# START OF SOURCE DATA

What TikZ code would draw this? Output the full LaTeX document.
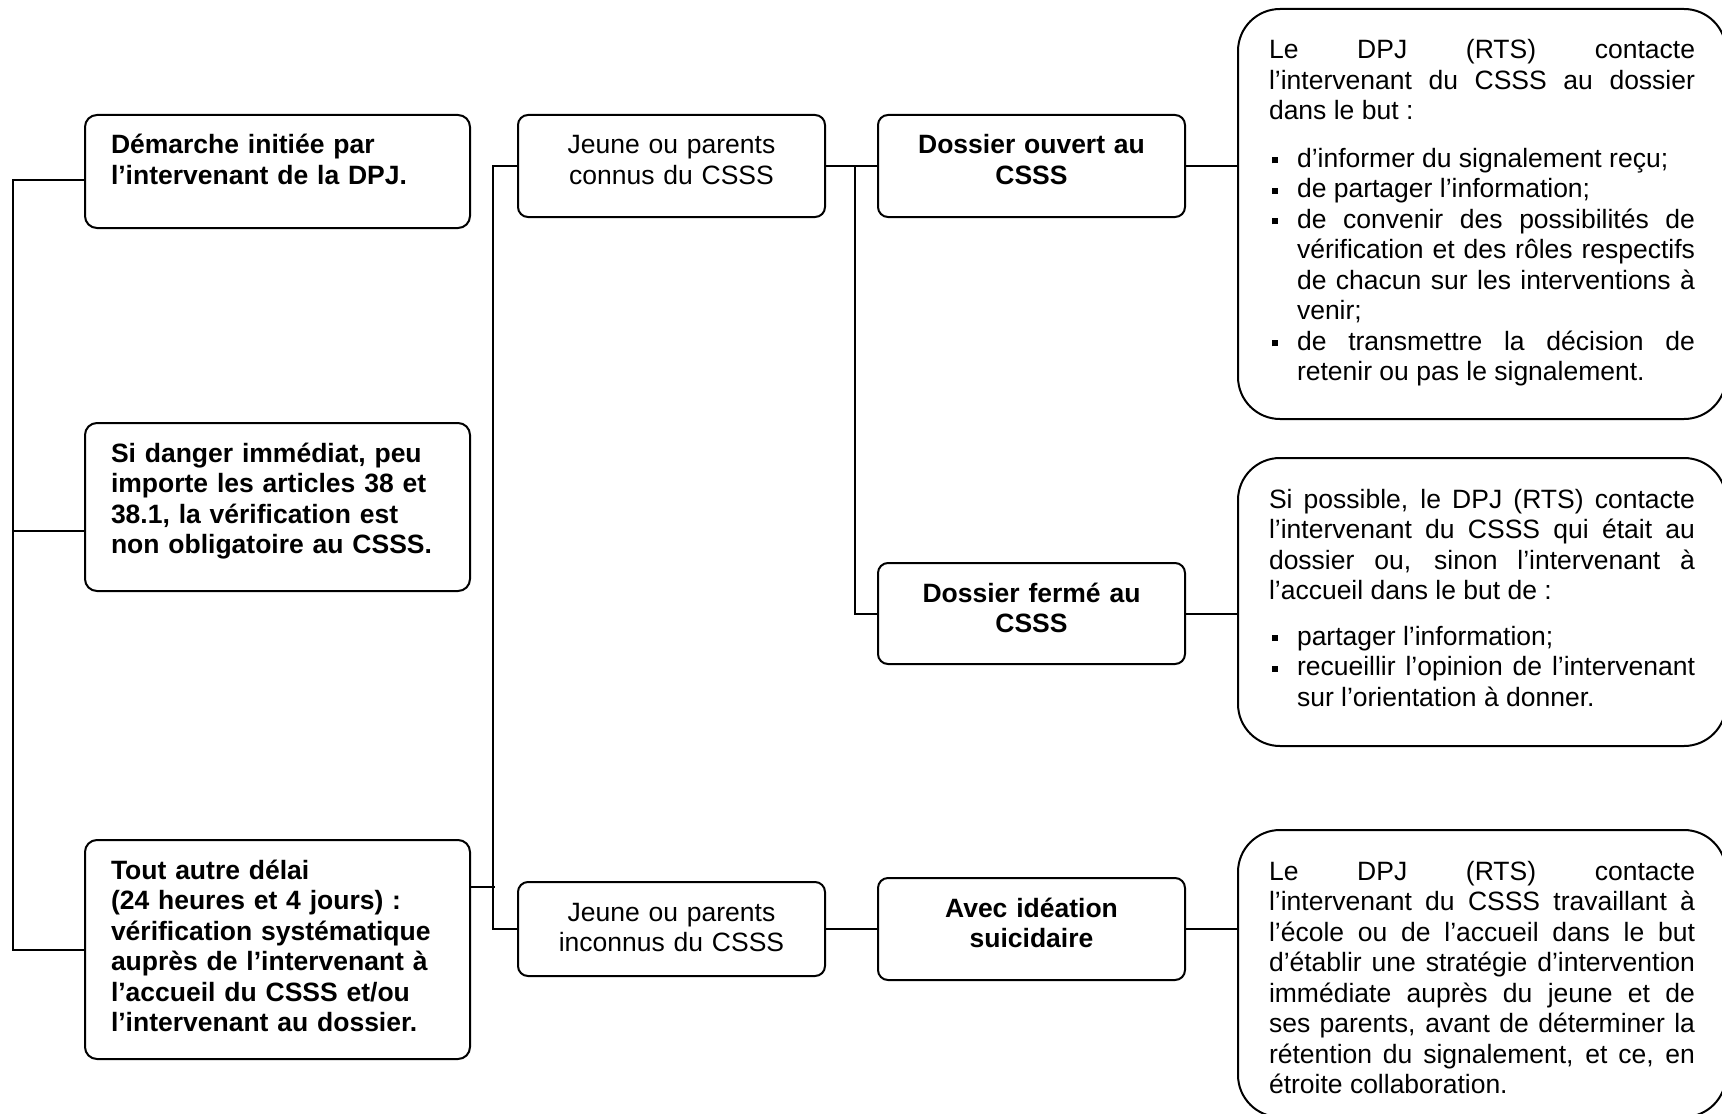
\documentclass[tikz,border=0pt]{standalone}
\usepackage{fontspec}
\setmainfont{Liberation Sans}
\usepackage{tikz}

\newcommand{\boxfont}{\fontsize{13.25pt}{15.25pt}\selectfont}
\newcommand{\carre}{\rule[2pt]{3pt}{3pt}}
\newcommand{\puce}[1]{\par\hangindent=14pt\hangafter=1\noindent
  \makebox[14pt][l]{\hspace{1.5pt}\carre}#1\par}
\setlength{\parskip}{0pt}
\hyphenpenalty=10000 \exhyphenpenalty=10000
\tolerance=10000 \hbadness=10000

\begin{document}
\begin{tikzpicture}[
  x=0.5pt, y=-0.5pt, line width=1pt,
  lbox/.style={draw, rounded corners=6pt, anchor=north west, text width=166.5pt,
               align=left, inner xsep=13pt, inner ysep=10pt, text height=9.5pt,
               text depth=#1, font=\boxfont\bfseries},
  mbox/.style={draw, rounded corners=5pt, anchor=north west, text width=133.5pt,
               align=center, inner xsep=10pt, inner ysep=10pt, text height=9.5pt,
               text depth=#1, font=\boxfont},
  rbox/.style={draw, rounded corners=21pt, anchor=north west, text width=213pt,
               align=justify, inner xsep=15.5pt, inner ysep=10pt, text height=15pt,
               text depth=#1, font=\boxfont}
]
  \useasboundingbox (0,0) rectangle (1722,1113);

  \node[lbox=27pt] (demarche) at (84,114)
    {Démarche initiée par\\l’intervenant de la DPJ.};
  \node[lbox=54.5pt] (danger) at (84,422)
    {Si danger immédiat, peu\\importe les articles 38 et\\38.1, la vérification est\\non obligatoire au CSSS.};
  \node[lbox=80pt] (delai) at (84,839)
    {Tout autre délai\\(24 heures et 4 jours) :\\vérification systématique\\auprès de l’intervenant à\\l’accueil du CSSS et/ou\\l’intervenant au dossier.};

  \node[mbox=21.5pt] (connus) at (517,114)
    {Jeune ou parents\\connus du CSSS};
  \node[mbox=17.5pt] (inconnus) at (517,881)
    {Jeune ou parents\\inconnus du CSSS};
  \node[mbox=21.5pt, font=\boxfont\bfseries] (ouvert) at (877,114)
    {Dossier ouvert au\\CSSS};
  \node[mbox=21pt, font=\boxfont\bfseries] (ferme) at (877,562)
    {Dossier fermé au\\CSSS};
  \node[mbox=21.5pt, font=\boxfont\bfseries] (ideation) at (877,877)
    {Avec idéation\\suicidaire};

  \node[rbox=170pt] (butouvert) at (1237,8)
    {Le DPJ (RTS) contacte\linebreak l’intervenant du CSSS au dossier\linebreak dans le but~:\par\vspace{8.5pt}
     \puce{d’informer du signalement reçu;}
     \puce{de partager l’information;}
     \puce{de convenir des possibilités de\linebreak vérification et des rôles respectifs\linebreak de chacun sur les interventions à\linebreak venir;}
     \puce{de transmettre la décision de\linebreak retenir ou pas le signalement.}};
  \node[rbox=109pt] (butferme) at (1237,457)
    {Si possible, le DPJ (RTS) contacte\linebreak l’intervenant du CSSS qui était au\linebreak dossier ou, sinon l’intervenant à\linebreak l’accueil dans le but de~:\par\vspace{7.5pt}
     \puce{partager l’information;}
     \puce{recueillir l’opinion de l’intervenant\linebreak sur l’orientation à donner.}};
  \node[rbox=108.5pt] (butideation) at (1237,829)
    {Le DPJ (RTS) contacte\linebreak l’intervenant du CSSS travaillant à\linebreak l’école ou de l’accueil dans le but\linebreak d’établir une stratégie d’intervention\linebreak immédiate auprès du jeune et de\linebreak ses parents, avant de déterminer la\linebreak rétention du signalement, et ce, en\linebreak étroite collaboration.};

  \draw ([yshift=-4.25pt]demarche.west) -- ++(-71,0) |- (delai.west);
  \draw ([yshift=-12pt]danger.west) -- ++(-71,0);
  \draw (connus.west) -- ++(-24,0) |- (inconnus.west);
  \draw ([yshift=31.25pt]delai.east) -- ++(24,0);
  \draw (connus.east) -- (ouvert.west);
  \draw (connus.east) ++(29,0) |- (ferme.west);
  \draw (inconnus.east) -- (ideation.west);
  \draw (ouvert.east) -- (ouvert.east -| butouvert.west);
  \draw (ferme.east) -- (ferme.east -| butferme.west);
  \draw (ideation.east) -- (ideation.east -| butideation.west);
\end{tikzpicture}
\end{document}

# END OF SOURCE DATA

▶ [YOUR OBJECTIVE]: Please take the lines from the beginning of the data above through the line holding "autre délai\\(24 heures" and transcribe them exactly, without any pictures.

▶ [WRITTEN RESPONSE]:
What TikZ code would draw this? Output the full LaTeX document.
\documentclass[tikz,border=0pt]{standalone}
\usepackage{fontspec}
\setmainfont{Liberation Sans}
\usepackage{tikz}

\newcommand{\boxfont}{\fontsize{13.25pt}{15.25pt}\selectfont}
\newcommand{\carre}{\rule[2pt]{3pt}{3pt}}
\newcommand{\puce}[1]{\par\hangindent=14pt\hangafter=1\noindent
  \makebox[14pt][l]{\hspace{1.5pt}\carre}#1\par}
\setlength{\parskip}{0pt}
\hyphenpenalty=10000 \exhyphenpenalty=10000
\tolerance=10000 \hbadness=10000

\begin{document}
\begin{tikzpicture}[
  x=0.5pt, y=-0.5pt, line width=1pt,
  lbox/.style={draw, rounded corners=6pt, anchor=north west, text width=166.5pt,
               align=left, inner xsep=13pt, inner ysep=10pt, text height=9.5pt,
               text depth=#1, font=\boxfont\bfseries},
  mbox/.style={draw, rounded corners=5pt, anchor=north west, text width=133.5pt,
               align=center, inner xsep=10pt, inner ysep=10pt, text height=9.5pt,
               text depth=#1, font=\boxfont},
  rbox/.style={draw, rounded corners=21pt, anchor=north west, text width=213pt,
               align=justify, inner xsep=15.5pt, inner ysep=10pt, text height=15pt,
               text depth=#1, font=\boxfont}
]
  \useasboundingbox (0,0) rectangle (1722,1113);

  \node[lbox=27pt] (demarche) at (84,114)
    {Démarche initiée par\\l’intervenant de la DPJ.};
  \node[lbox=54.5pt] (danger) at (84,422)
    {Si danger immédiat, peu\\importe les articles 38 et\\38.1, la vérification est\\non obligatoire au CSSS.};
  \node[lbox=80pt] (delai) at (84,839)
    {Tout autre délai\\(24 heures et 4 jours) :\\vérification systématique\\auprès de l’intervenant à\\l’accueil du CSSS et/ou\\l’intervenant au dossier.};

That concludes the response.